Tuesday, August 2, 2016

Nw.js system-wide installation

About a year ago I talked here on this blog about the nw.js framework, that allows to build desktop applications using web languages and technologies. In that post, I pointed out that in my opinion an annoying problem with this framework is the size of the binaries to distribute (about 60MB for a very simple application) when the official packaging method is used.
I thought about a workaround for this and I designed an alternative packaging method where the nw.js runtime files are installed globally on the system, like it's usually done with other application frameworks such as Java or .NET/Mono. I then built some tools to manage multiple system-wide installed versions of nw.js and to build installers (for Windows) and packages (for Linux distributions) for applications that use this packaging method. The produced installers/packages won't include the nw.js runtime, but will download it (in the correct version) during the installation only if the user hasn't a compatible version installed yet; the files are downloaded from the official nw.js website. Everything is released under the open source MIT license; here is the repository with more detailed documentation in the README. Everyone is welcome to contribute; if you have any suggestion or you found a bug, comment here on this post or file an issue. Alternatively, you can fork the repository and apply your improvement, then open a pull request.
Deploying nw.js applications using this method is made simple by the command line tool, written in Javascript; actually it can build Windows installers (based on NSIS) and .deb and .rpm packages for Linux distributions (Debian-like ones and RPM-based ones, using fpm). You can get the tool from npm (global installation is recommended since this is a cli tool; use npm install -g nw-global-build). See the README for documentation.
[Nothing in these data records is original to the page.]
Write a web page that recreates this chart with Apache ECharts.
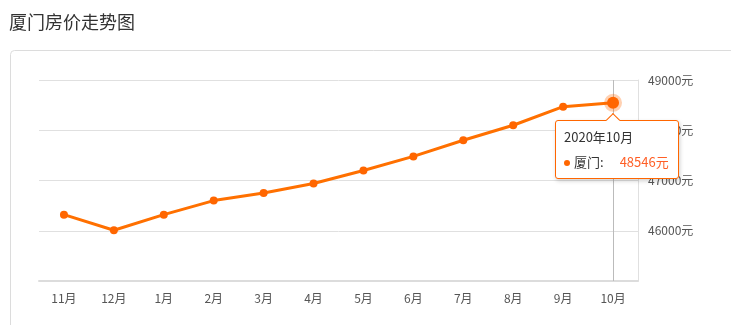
<!DOCTYPE html>
<html>
<head>
<meta charset="utf-8">
<script src="https://cdn.jsdelivr.net/npm/echarts@6/dist/echarts.min.js"></script>
<style>
html,body{margin:0;padding:0;background:#fff;}
#c{width:731px;height:325px;}
</style>
</head>
<body>
<div id="c"></div>
<script>
var categories = ['11月','12月','1月','2月','3月','4月','5月','6月','7月','8月','9月','10月'];
var years = ['2019','2019','2020','2020','2020','2020','2020','2020','2020','2020','2020','2020'];
var prices = [46320, 46010, 46320, 46600, 46750, 46940, 47200, 47480, 47800, 48100, 48470, 48546];
var yTicks = {min: 45000, max: 49000, interval: 1000};
var cityName = '厦门';

var FONT = '"Noto Sans CJK SC", "Microsoft YaHei", sans-serif';
var chart = echarts.init(document.getElementById('c'), null, {renderer: 'canvas'});

chart.setOption({
  animation: false,
  title: {
    text: '厦门房价走势图',
    left: 4, top: 8,
    textStyle: {fontSize: 18, fontWeight: 'normal', color: '#333', fontFamily: FONT}
  },
  graphic: [{
    type: 'rect', silent: true, z: -1,
    shape: {x: 10.5, y: 50.5, width: 740, height: 300, r: 4},
    style: {fill: 'none', stroke: '#dcdcdc', lineWidth: 1}
  }],
  grid: {left: 39, right: 93, top: 80, bottom: 44, containLabel: false},
  tooltip: {
    trigger: 'axis',
    alwaysShowContent: true,
    transitionDuration: 0,
    backgroundColor: '#fff',
    borderColor: '#ff6600',
    borderWidth: 1,
    padding: [6, 9, 6, 8],
    extraCssText: 'border-radius:3px; box-shadow:1px 2px 4px rgba(0,0,0,0.18); overflow:visible;',
    axisPointer: {type: 'line', z: 1, lineStyle: {color: '#bbb', width: 1, type: 'solid'}},
    position: function (point, params, dom, rect, size) {
      var idx = params[0].dataIndex;
      var px = chart.convertToPixel({seriesIndex: 0}, [idx, prices[idx]]);
      return [px[0] - 58, px[1] + 17];
    },
    formatter: function (params) {
      var p = params[0];
      var i = p.dataIndex;
      var ff = FONT.replace(/"/g, "'");
      return '<div style="position:absolute;left:52px;top:-6px;width:9px;height:9px;background:#fff;border-top:1px solid #ff6600;border-left:1px solid #ff6600;transform:rotate(45deg);"></div>' +
        '<div style="font-family:' + ff + ';font-size:13px;color:#333;line-height:20px;">' + years[i] + '年' + p.name + '</div>' +
        '<div style="font-family:' + ff + ';font-size:13px;color:#333;line-height:20px;margin-top:5px;">' +
        '<span style="display:inline-block;width:6px;height:6px;border-radius:3px;background:#ff6600;margin-right:4px;vertical-align:middle;"></span>' +
        cityName + ':<span style="color:#ff5f26;margin-left:16px;">' + p.value + '元</span></div>';
    }
  },
  xAxis: {
    type: 'category',
    data: categories,
    boundaryGap: true,
    axisLine: {lineStyle: {color: '#dcdcdc', width: 2}},
    axisTick: {alignWithLabel: true, length: 4, lineStyle: {color: '#dcdcdc'}},
    axisLabel: {color: '#555', fontSize: 12, margin: 11, interval: 0, fontFamily: FONT}
  },
  yAxis: {
    type: 'value',
    position: 'right',
    min: yTicks.min, max: yTicks.max, interval: yTicks.interval,
    axisLine: {show: true, lineStyle: {color: '#e0e0e0', width: 1}},
    axisTick: {show: false},
    splitLine: {lineStyle: {color: '#e0e0e0'}},
    axisLabel: {
      color: '#555', fontSize: 12, margin: 10, showMinLabel: false, fontFamily: FONT,
      formatter: function (v) { return String(v) + '元'; }
    }
  },
  series: [{
    name: cityName,
    type: 'line',
    z: 3,
    data: prices,
    symbol: 'circle',
    symbolSize: 8,
    lineStyle: {color: '#ff6600', width: 3},
    itemStyle: {color: '#ff6600'},
    emphasis: {
      scale: 1.5,
      itemStyle: {color: '#ff6600', borderColor: 'rgba(255,102,0,0.3)', borderWidth: 6},
      lineStyle: {width: 3}
    }
  }]
});

chart.dispatchAction({type: 'showTip', seriesIndex: 0, dataIndex: prices.length - 1});
</script>
</body>
</html>
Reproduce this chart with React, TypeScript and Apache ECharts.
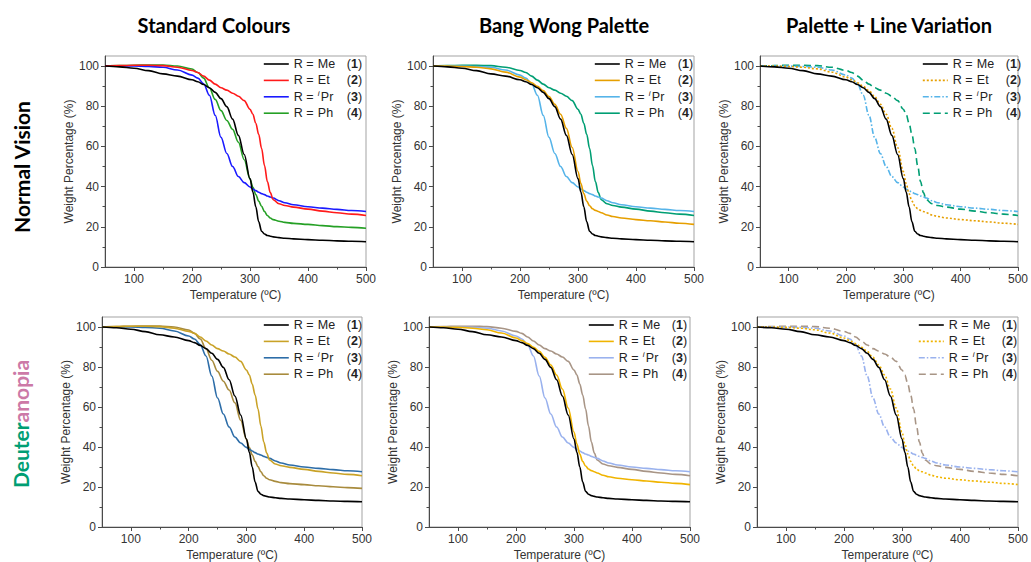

A screenshot taken on Windows during the installation of a simple nw.js app. The nw.js files are being downloaded.
On this other repository you can find an example application which is packaged with nw.js-global-install; on the Travis-CI log you can see the output of the build tool.

I admit there are some limitations with this packaging method, because people working on big and/or commercially-licensed applications probably don't want their product to rely on 3rd party tools and will still prefer to ship a full nw.js distribution together with the application, so it's self-contained and they will avoid problems with user support. However I think nw.js-global-install can be useful for smaller and/or open source projects where it's common to use 3rd party libraries and tools and support isn't a big issue.